When our story aired on September 8, 2004, it was savaged in an unprecedented outpouring of political vitriol. The Bush administration was then at the height of its ability to summon a terrifying whirlwind of criticism from right wing bloggers, hate talk radio yackers, FOX News “reporters,” conservative columnists, and those hollering people whose heads always appear in little boxes on cable discussion shows. None of these critics cared anything about the facts of the story, only about their politics.
They claimed that CBS used forged documents and they repeated that lie so often that it stuck. The mainstream media picked it up, repeating bloggers’ criticisms without making any serious effort to investigate the story. But then that would have required real legwork, something that very few were willing to do on this subject.

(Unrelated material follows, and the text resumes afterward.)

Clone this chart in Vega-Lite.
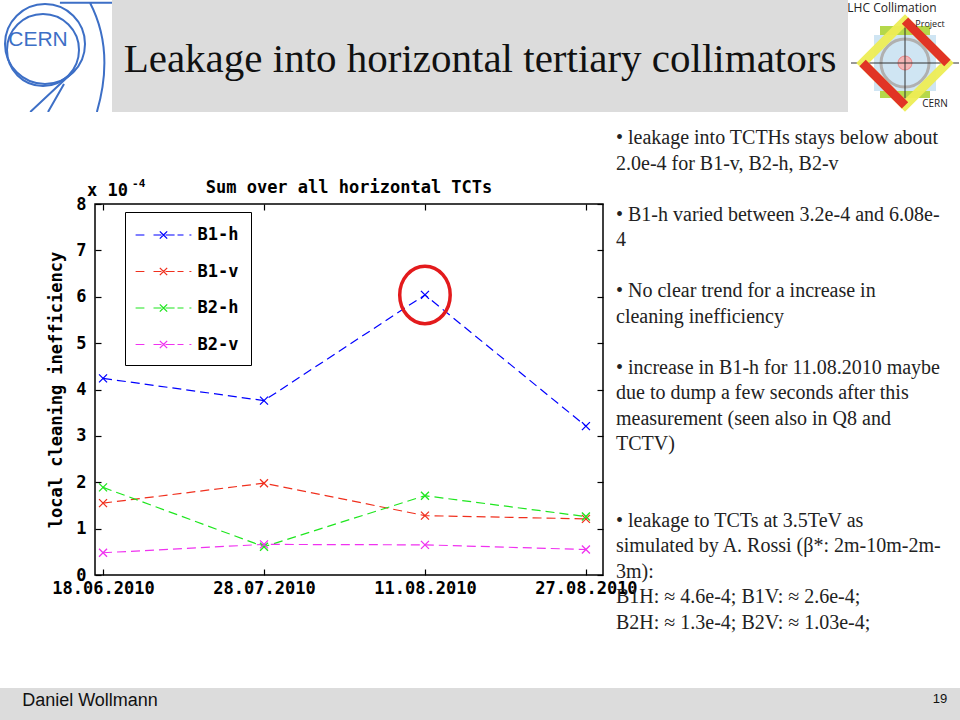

Then, after she has seemingly blamed just about everyone else in the world for this story, she goes ahead and pins plenty of blame on CBS’ parent company:
Viacom, CBS’s parent company, never did care whether the story was true or not. They just wanted rid of it. Among other things, they had multiple issues pending before the FCC and various other arms of the administration and our story was no help to the company in its quest to squeeze every last dime out of what used to be the public airwaves. Firing longtime employees in an attempt to get back into the administration’s good graces was simply a business decision. It had nothing to do with journalism or the crucial role that critical reporting is supposed to play in American democracy.
So it’s the fault of the Republicans.
It’s the fault of those hacks at FOX News.
It’s the fault of the talk radio airwaves that are dominated by conservatives.
It’s even the fault of those damned conservative bloggers.
Plus, if none of that works for you, it’s the fault of Viacom who never cared and was apparently in the doghouse with the FCC and the Bush Administration.
Mary Mapes seems to lay the blame at the feet of everybody except herself, and that’s the problem. I understand that she truly believes in the content of the report, and that’s fine. If she’s going to level a charge like the one that report did, she’s got to have proof that’s impeachable and beyond reproach. She didn’t. It’s that simple.
Ms. Mapes, if these documents could have been authenticated–by anybody–they would have. Why didn’t anyone at CBS News think to ask if any Air National Guard units in Texas or Alabama even had computers or word processors with the Times New Roman font in an age when most arms of the government were still using typewriters? Why didn’t anyone at CBS News hold off on the story until the evidence could be authenticated?
I’ll tell you why they didn’t: it’s probably because the people involved in the story wanted it to be true. In their avarice to have an impact on the presidential election, they abandoned what I think must be the primary tenet of journalism: to get the story right. On that count, Mapes, Rather and company failed miserably. This wasn’t a vendetta against Dan Rather, CBS or you. This was a case where savvy and informed consumers of corporate news held you accountable.
The only canard here, Mary, is the one that you went to air with in September of 2004.
All you or anyone else at CBS had to do was authenticate the memos. It’s that simple. But then, I can imagine it’s difficult to authenticate what was never legit in the first place. Apparently “great b.s. detectors” aren’t something CBS has ever had in great supply with most correspondents, anchors or producers.